Selon l’UIT, environ 2,5 milliards de personnes dans le monde vivent dans des régions sans couverture réseau fiable. Pour connecter cette population « déconnectée », un opérateur majeur prévoit d’étendre sa constellation actuelle de 5 à 60 satellites actifs, avec une couverture mondiale attendue à partir de mi-2026. Ces satellites seront dotés à l’avenir de puces ASIC spécialisées, fabriquées par TSMC, avec une capacité de transmission dix fois supérieure à celle des modèles actuels.

Le modèle économique : les opérateurs télécoms comme AT&T commercialisent ces services satellites directement auprès de leurs clients pour un tarif mensuel de 10 à 15 dollars. Les revenus sont partagés à 50/50 entre l’opérateur satellite et l’opérateur mobile. D’après les prévisions, environ 50 millions d’utilisateurs pourraient accéder à ce service d’ici 2030, avec une valeur client annuelle estimée entre 120 et 180 dollars. Il suffirait de 10 millions d’utilisateurs pour garantir la viabilité économique du modèle.

La question prend aussi une tournure géopolitique.
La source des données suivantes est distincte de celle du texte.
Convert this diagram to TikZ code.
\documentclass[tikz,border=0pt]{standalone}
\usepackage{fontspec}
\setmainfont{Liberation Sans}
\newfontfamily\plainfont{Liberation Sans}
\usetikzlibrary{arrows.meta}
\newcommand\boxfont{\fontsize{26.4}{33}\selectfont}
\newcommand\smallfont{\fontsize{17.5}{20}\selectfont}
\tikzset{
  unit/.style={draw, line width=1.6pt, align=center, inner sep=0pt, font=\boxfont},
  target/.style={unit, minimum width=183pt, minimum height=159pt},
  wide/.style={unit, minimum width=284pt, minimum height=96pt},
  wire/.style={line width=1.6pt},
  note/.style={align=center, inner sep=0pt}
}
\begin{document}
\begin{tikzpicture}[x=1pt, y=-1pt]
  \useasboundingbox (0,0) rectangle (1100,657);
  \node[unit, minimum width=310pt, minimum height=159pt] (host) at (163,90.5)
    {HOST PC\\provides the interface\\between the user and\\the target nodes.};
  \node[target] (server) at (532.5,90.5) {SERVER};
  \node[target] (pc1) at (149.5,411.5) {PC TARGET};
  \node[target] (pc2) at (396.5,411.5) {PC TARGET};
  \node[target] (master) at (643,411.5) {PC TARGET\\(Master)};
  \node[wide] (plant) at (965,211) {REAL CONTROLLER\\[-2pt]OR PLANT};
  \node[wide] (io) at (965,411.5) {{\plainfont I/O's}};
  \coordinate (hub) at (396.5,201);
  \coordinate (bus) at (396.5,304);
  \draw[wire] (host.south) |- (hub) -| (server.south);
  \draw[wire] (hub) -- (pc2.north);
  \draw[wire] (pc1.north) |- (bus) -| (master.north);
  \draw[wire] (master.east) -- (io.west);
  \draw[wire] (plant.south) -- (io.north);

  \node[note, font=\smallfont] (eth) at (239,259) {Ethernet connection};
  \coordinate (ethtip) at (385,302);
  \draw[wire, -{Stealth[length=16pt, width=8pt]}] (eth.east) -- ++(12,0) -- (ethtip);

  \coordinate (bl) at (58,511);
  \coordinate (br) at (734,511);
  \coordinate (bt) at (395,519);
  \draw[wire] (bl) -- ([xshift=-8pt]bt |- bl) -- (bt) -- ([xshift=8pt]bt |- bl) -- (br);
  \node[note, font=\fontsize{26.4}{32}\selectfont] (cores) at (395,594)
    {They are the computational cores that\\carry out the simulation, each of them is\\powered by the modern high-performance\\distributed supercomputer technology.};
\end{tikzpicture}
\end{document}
En Europe, des plans sont en cours pour créer une constellation de satellites LEO dédiée aux communications militaires et sensibles, avec un budget pouvant atteindre 10 milliards d’euros. L’Allemagne prévoit même un réseau autonome dans ses programmes de défense. En parallèle, des géants technologiques comme Google investissent des milliards dans les infrastructures satellites pour offrir des services numériques en Afrique et dans des régions reculées d’Asie.

Pour les fabricants traditionnels d’infrastructures télécoms comme Ericsson ou Nokia, cette évolution est une arme à double tranchant : la demande en antennes terrestres pourrait baisser dans les zones rurales, mais de nouvelles opportunités apparaissent dans les stations au sol et le backhaul satellite.

En résumé : la frontière entre technologie et infrastructures devient de plus en plus floue. Tesla pourrait inaugurer une nouvelle ère de mobilité avec ses robotaxis, tandis que la téléphonie mobile par satellite redéfinit l’accès au numérique. Ces deux tendances reposent sur la scalabilité, l’intelligence artificielle et une puissance de calcul massive. Et toutes deux pourraient, si elles réussissent, non seulement bouleverser les modèles économiques existants… mais aussi créer des marchés entièrement nouveaux.